Our daughter turned 13 in the fall, and not once have we regretted this journey. We have many times wanted and needed breaks from the chaos. Many times we have felt as though we were failing her, but we have never wished we hadn’t fostered or adopted her. She is our family.

The beauty of family is that it takes work. Any relationship for that matter takes work. We are going to let each other down, make mistakes, and say things we regret. At the end of the day, family chooses to love one another and that means apologizing and working through our messes.

Being Chosen

Something we always say in our family is that family isn’t necessarily deemed by blood, but rather the people who choose to love you everyday. Our daughter through foster care and adoption is family because we told that judge nearly 1 year ago that we were choosing to love her everyday and raise her like our own. She is our own, and she is fiercely loved by our family unit!

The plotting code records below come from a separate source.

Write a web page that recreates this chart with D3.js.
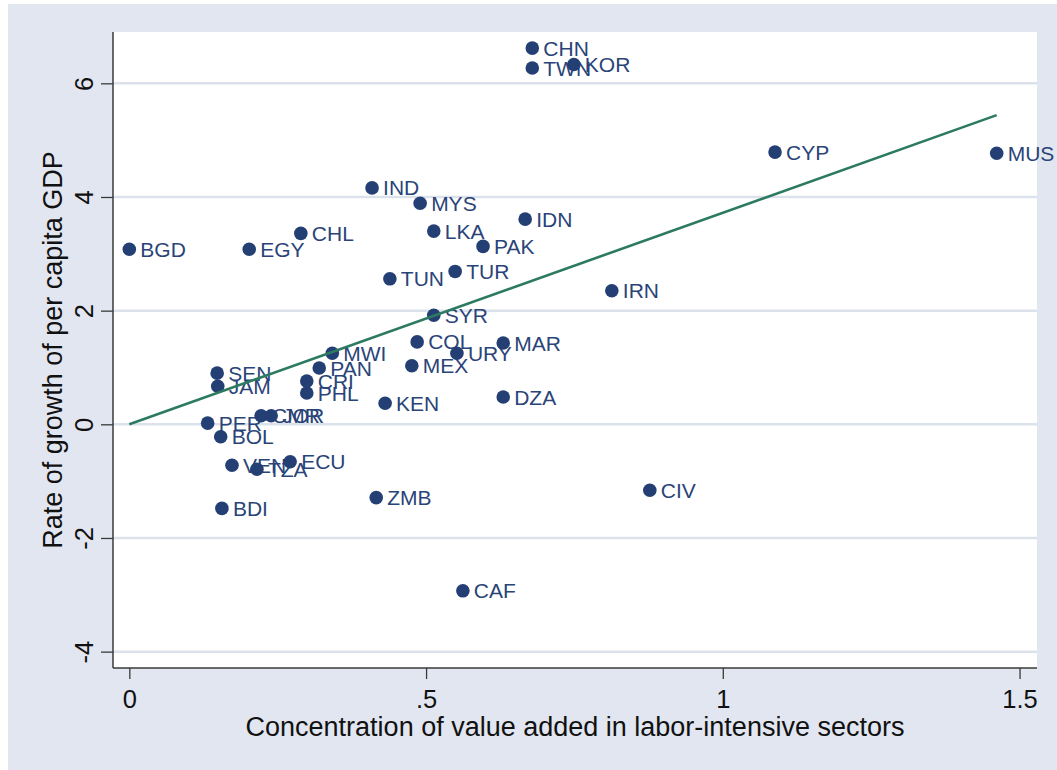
<!DOCTYPE html>
<html>
<head>
<meta charset="utf-8">
<script src="https://cdn.jsdelivr.net/npm/d3@7/dist/d3.min.js"></script>
<style>
html, body { margin: 0; padding: 0; background: #ffffff; }
svg { display: block; }
text { font-family: "Liberation Sans", Arial, Helvetica, sans-serif; }
</style>
</head>
<body>
<svg id="chart" width="1057" height="770"></svg>
<script>
// ---- data ----
const countries = ["CHN","TWN","KOR","CYP","MUS","IND","MYS","IDN","LKA","CHL","PAK","BGD","EGY","TUR","TUN","IRN","SYR","COL","MAR","URY","MWI","MEX","PAN","SEN","JAM","CRI","PHL","KEN","DZA","CMR","JOR","PER","BOL","VEN","TZA","ECU","BDI","ZMB","CIV","CAF"];
const concentration = [0.679,0.679,0.749,1.088,1.4615,0.409,0.490,0.667,0.513,0.289,0.596,0.000,0.202,0.549,0.439,0.813,0.513,0.485,0.630,0.552,0.342,0.476,0.320,0.148,0.149,0.299,0.299,0.431,0.630,0.222,0.239,0.132,0.154,0.173,0.215,0.271,0.156,0.416,0.877,0.562];
const growth = [6.62,6.27,6.33,4.79,4.77,4.16,3.89,3.61,3.40,3.36,3.13,3.08,3.08,2.69,2.56,2.35,1.92,1.45,1.43,1.25,1.25,1.03,0.99,0.90,0.67,0.76,0.55,0.37,0.48,0.15,0.15,0.02,-0.22,-0.72,-0.79,-0.66,-1.48,-1.29,-1.16,-2.93];
const fitX = [0.0, 1.4615];
const fitY = [0.0, 5.44];
const xTicks = [0, 0.5, 1, 1.5];
const xTickLabels = ["0", ".5", "1", "1.5"];
const yTicks = [-4, -2, 0, 2, 4, 6];
const yTickLabels = ["-4", "-2", "0", "2", "4", "6"];
const xTitle = "Concentration of value added in labor-intensive sectors";
const yTitle = "Rate of growth of per capita GDP";

// ---- layout ----
const W = 1057, H = 770;
const plot = { left: 113, right: 1037, top: 32, bottom: 668 };
const svg = d3.select("#chart");

const x = d3.scaleLinear().domain([-0.0275, 1.5294]).range([plot.left, plot.right]);
const y = d3.scaleLinear().domain([-4.288, 6.903]).range([plot.bottom, plot.top]);

const bg = "#E1E6F0";
const gridColor = "#DCE2EC";
const navy = "#243F74";
const green = "#2C7A60";

// outer background
svg.append("rect").attr("x", 8).attr("y", 4).attr("width", W - 8).attr("height", H - 4).attr("fill", bg);
// plot region
svg.append("rect").attr("x", plot.left).attr("y", plot.top)
  .attr("width", plot.right - plot.left).attr("height", plot.bottom - plot.top).attr("fill", "#ffffff");

// gridlines
svg.append("g").selectAll("line").data(yTicks).join("line")
  .attr("x1", plot.left).attr("x2", plot.right)
  .attr("y1", d => y(d)).attr("y2", d => y(d))
  .attr("stroke", gridColor).attr("stroke-width", 2.5);

// axes
const xAxis = d3.axisBottom(x).tickValues(xTicks).tickSize(11).tickPadding(0)
  .tickFormat((d, i) => xTickLabels[i]);
const gx = svg.append("g").attr("transform", `translate(0,${plot.bottom})`).call(xAxis);
gx.select(".domain").attr("d", `M${plot.left},0H${plot.right}`).attr("stroke", "#3a3a3a").attr("stroke-width", 1.5);
gx.selectAll(".tick line").attr("stroke", "#3a3a3a").attr("stroke-width", 1.3);
gx.selectAll(".tick text").attr("font-size", 25.5).attr("fill", "#111")
  .attr("y", 40).attr("dy", 0).attr("font-family", "Liberation Sans, Arial, sans-serif");

const yAxis = d3.axisLeft(y).tickValues(yTicks).tickSize(12).tickPadding(0)
  .tickFormat((d, i) => yTickLabels[i]);
const gy = svg.append("g").attr("transform", `translate(${plot.left},0)`).call(yAxis);
gy.select(".domain").attr("d", `M0,${plot.top}V${plot.bottom}`).attr("stroke", "#3a3a3a").attr("stroke-width", 1.5);
gy.selectAll(".tick line").attr("stroke", "#3a3a3a").attr("stroke-width", 1.3);
gy.selectAll(".tick text")
  .attr("font-size", 25.5).attr("fill", "#111")
  .attr("x", 0).attr("y", 0).attr("dy", 0)
  .attr("text-anchor", "middle")
  .attr("font-family", "Liberation Sans, Arial, sans-serif")
  .attr("transform", "translate(-20,0) rotate(-90)");

// axis titles
svg.append("text").attr("x", (plot.left + plot.right) / 2).attr("y", 736)
  .attr("text-anchor", "middle").attr("font-size", 27).attr("fill", "#111").text(xTitle);
svg.append("text").attr("transform", `translate(62,${(plot.top + plot.bottom) / 2}) rotate(-90)`)
  .attr("text-anchor", "middle").attr("font-size", 27).attr("fill", "#111").text(yTitle);

// points
const pts = countries.map((c, i) => ({ c, x: concentration[i], y: growth[i] }));

// labels
svg.append("g").selectAll("text").data(pts).join("text")
  .attr("x", d => x(d.x) + 11).attr("y", d => y(d.y)).attr("dy", "0.36em")
  .attr("font-size", 21).attr("fill", "#2A4478").text(d => d.c);

// markers
svg.append("g").selectAll("circle").data(pts).join("circle")
  .attr("cx", d => x(d.x)).attr("cy", d => y(d.y)).attr("r", 6.8)
  .attr("fill", navy);

// fitted line
const line = d3.line().x(d => x(d[0])).y(d => y(d[1]));
svg.append("path").datum(fitX.map((v, i) => [v, fitY[i]]))
  .attr("d", line).attr("fill", "none").attr("stroke", green).attr("stroke-width", 2.6);
</script>
</body>
</html>
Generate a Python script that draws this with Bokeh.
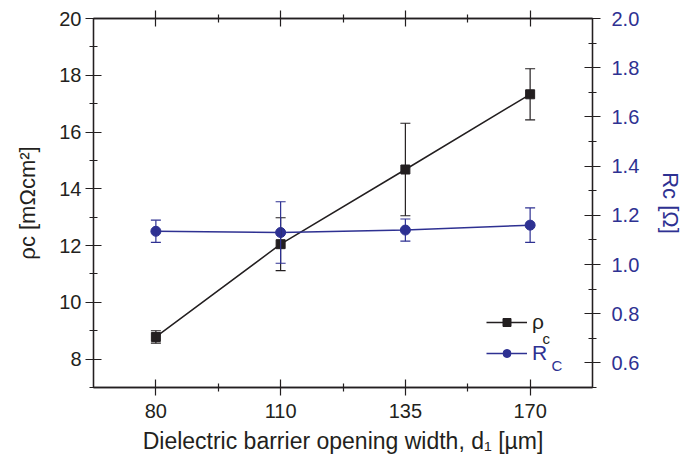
from bokeh.plotting import figure
from bokeh.models import (Range1d, LinearAxis, FixedTicker, Whisker, ColumnDataSource,
                          TeeHead, Legend, LegendItem, Label, NumeralTickFormatter,
                          CustomJSTickFormatter)
from bokeh.embed import file_html
from bokeh.resources import INLINE

# ---- data ----
x_labels = ["80", "110", "135", "170"]
rho = [8.78, 12.05, 14.68, 17.33]
rho_err = [0.22, 0.93, 1.63, 0.90]
rc = [1.135, 1.13, 1.14, 1.16]
rc_err = [0.045, 0.125, 0.045, 0.07]

left_ticks = [8, 10, 12, 14, 16, 18, 20]
left_minor = [7, 9, 11, 13, 15, 17, 19]
right_ticks = [0.6, 0.8, 1.0, 1.2, 1.4, 1.6, 1.8, 2.0]
right_minor = [0.5, 0.7, 0.9, 1.1, 1.3, 1.5, 1.7, 1.9]

BLACK = "#231f20"
BLUE = "#2e3192"
FONT = "Liberation Sans"
TICK_FS = "20px"
TITLE_FS = "22px"

xs = list(range(len(x_labels)))
x_minor = [i + 0.5 for i in xs[:-1]]

p = figure(width=686, height=458, x_range=Range1d(-0.5, 3.5), y_range=Range1d(7, 20),
           output_backend="svg", toolbar_location=None,
           min_border_left=93, min_border_right=93, min_border_top=18, min_border_bottom=71)
p.extra_y_ranges = {"r": Range1d(0.5, 2.0)}
p.grid.visible = False
p.outline_line_color = BLACK
p.outline_line_width = 1.3
p.background_fill_color = "white"
p.border_fill_color = "white"


def style_axis(ax, color_labels=BLACK):
    ax.axis_line_color = BLACK
    ax.axis_line_width = 1.3
    ax.major_tick_line_color = BLACK
    ax.minor_tick_line_color = BLACK
    ax.major_tick_line_width = 1.2
    ax.minor_tick_line_width = 1.2
    ax.major_tick_in = 8
    ax.major_tick_out = 8
    ax.minor_tick_in = 4
    ax.minor_tick_out = 4
    ax.major_label_text_font = FONT
    ax.major_label_text_font_size = TICK_FS
    ax.major_label_text_color = color_labels
    ax.axis_label_text_font = FONT
    ax.axis_label_text_font_size = TITLE_FS
    ax.axis_label_text_font_style = "normal"
    ax.axis_label_text_color = color_labels


# bottom axis
xb = p.xaxis[0]
xb.ticker = FixedTicker(ticks=xs, minor_ticks=x_minor)
xb.major_label_overrides = {i: s for i, s in zip(xs, x_labels)}
style_axis(xb)
xb.major_label_standoff = 8
xb.axis_label = "Dielectric barrier opening width, d\u2081 [µm]"
xb.axis_label_text_font_size = "23px"
xb.axis_label_standoff = 7

# left axis
yl = p.yaxis[0]
yl.ticker = FixedTicker(ticks=left_ticks, minor_ticks=left_minor)
style_axis(yl)
yl.major_label_standoff = 4
yl.axis_label = "ρ\u1d04 [mΩcm²]"
yl.axis_label_standoff = 16

# top axis (ticks only)
xt = LinearAxis(ticker=FixedTicker(ticks=xs, minor_ticks=x_minor),
                formatter=CustomJSTickFormatter(code="return ''"))
style_axis(xt)
xt.major_label_standoff = 0
p.add_layout(xt, "above")

# right axis
yr = LinearAxis(y_range_name="r", ticker=FixedTicker(ticks=right_ticks, minor_ticks=right_minor),
                formatter=NumeralTickFormatter(format="0.0"))
style_axis(yr, BLUE)
yr.major_label_standoff = 11
yr.axis_label = "R\u1d04 [Ω]"
yr.axis_label_standoff = 16
p.add_layout(yr, "right")

# ---- data series ----
src_rho = ColumnDataSource(dict(x=xs, y=rho,
                                upper=[v + e for v, e in zip(rho, rho_err)],
                                lower=[v - e for v, e in zip(rho, rho_err)]))
src_rc = ColumnDataSource(dict(x=xs, y=rc,
                               upper=[v + e for v, e in zip(rc, rc_err)],
                               lower=[v - e for v, e in zip(rc, rc_err)]))

w1 = Whisker(base="x", upper="upper", lower="lower", source=src_rho,
             line_color=BLACK, line_width=1.2, level="glyph",
             upper_head=TeeHead(size=10, line_color=BLACK, line_width=1.2),
             lower_head=TeeHead(size=10, line_color=BLACK, line_width=1.2))
p.add_layout(w1)
l1 = p.line("x", "y", source=src_rho, line_color=BLACK, line_width=1.5)
s1 = p.scatter("x", "y", source=src_rho, marker="square", size=9,
               fill_color=BLACK, line_color=BLACK)

w2 = Whisker(base="x", upper="upper", lower="lower", source=src_rc, y_range_name="r",
             line_color=BLUE, line_width=1.2, level="glyph",
             upper_head=TeeHead(size=10, line_color=BLUE, line_width=1.2),
             lower_head=TeeHead(size=10, line_color=BLUE, line_width=1.2))
p.add_layout(w2)
l2 = p.line("x", "y", source=src_rc, y_range_name="r", line_color=BLUE, line_width=1.5)
s2 = p.scatter("x", "y", source=src_rc, y_range_name="r", marker="circle", size=10,
               fill_color=BLUE, line_color=BLUE)


# ---- legends ----
def mk_legend(label, rends, color, loc):
    lg = Legend(items=[LegendItem(label=label, renderers=rends)], location=loc,
                glyph_width=41, glyph_height=20, label_standoff=5, spacing=0,
                padding=0, margin=0, border_line_color=None, background_fill_alpha=0,
                label_text_font=FONT, label_text_font_size="21px",
                label_text_color=color)
    p.add_layout(lg)


mk_legend("ρ", [l1, s1], BLACK, (393, 53))
mk_legend("R", [l2, s2], BLUE, (393, 22))


def lab(text, x, y, size, color=BLACK):
    p.add_layout(Label(x=x, y=y, x_units="screen", y_units="screen", text=text,
                       text_font=FONT, text_font_size=size, text_color=color,
                       text_align="left", text_baseline="alphabetic"))


# legend subscripts
lab("c", 449, 49, "15px", BLACK)
lab("C", 458, 22, "15px", BLUE)

open("out.html", "w").write(file_html(p, INLINE))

No matter what chaos we have to deal with, it makes it all worth it when she squeezes me with a tight hug and tells me how much she loves me just because. All those times where I question if I’m making a difference, I look back to when she first lived with us, and I see just how joyful she is now to then. That is worth it.

So, is it worth it raising a child that isn’t yours by blood through foster care and adoption? A thousand times yes! It may make your life more complicated, it make make it messier and more emotional, it may make you wanna rip your hair out often, but it also makes your life a thousand time more joyful! If you are thinking about foster care or adoption, just jump in. I promise you won’t ever regret it.